Re: how is text-equality handled in postgresql?

От
Tom Lane
Дата:
Ivan Voras <ivoras@freebsd.org> writes:
> On 15/01/2014 12:36, Amit Langote wrote:
>> Just to add to this, whenever strcoll() (a locale aware comparator)
>> says two strings are equal, postgres re-compares them using strcmp().

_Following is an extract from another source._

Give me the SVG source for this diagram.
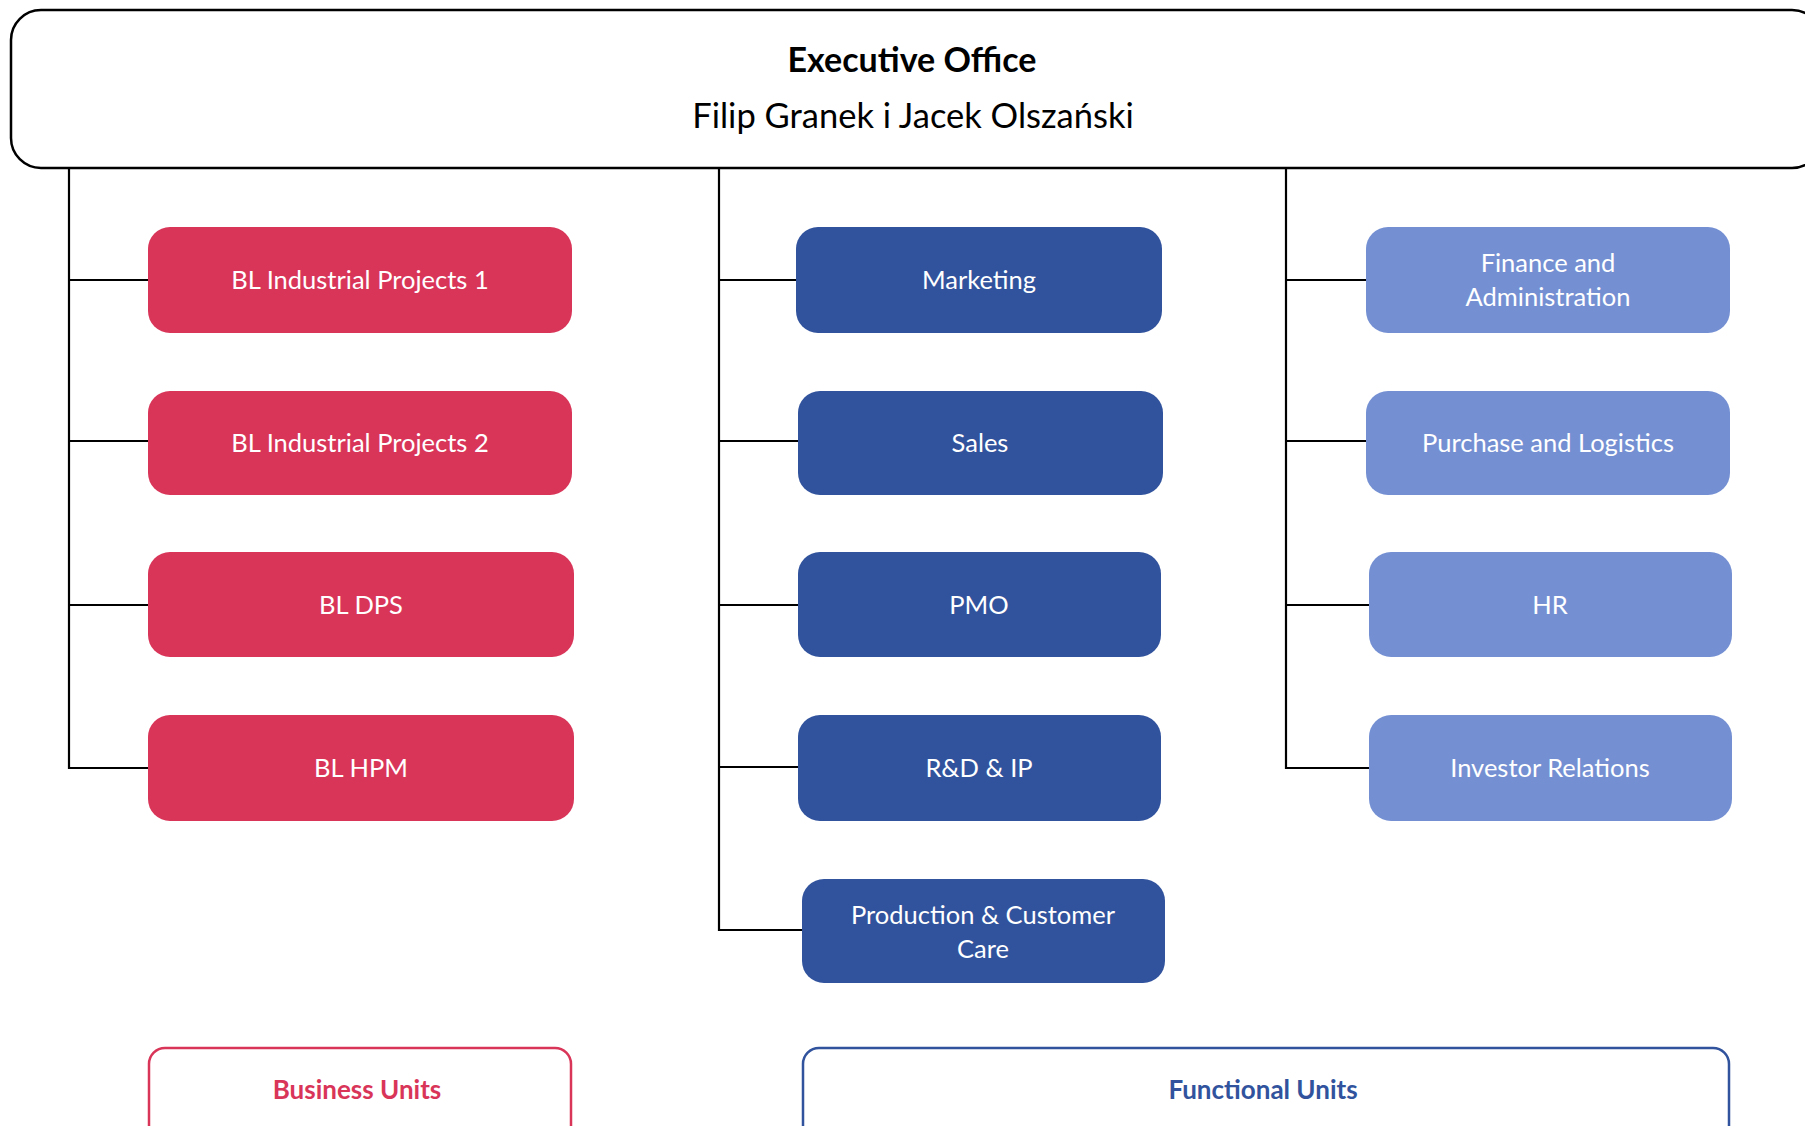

> That seems odd and inefficient. Why would it be necessary? I would think
> indexing (and other collation-sensitive operations) don't care what the
> actual collation result is for arbitrary blobs of strings, as long as
> they are stable?

If we didn't do it like this, we could not use hashing techniques for
text --- at least not unless we could find a hash function guaranteed
to yield the same values for any two strings that strcoll() claims are
equal.

            regards, tom lane


Re: how is text-equality handled in postgresql?

От
Vick Khera
Дата:

On Wed, Jan 15, 2014 at 4:10 AM, Gábor Farkas <gabor.farkas@gmail.com> wrote:
or in other words, when are two varchars equal in postgres? when their
bytes are? or some algorithm is applied?

On this topic, when I write my strings to the DB and search from the DB, should I canonicalize them first as NKFC (or some other), or just let the DB figure it out? In my specific case I use perl DBI with place holders to submit my queries.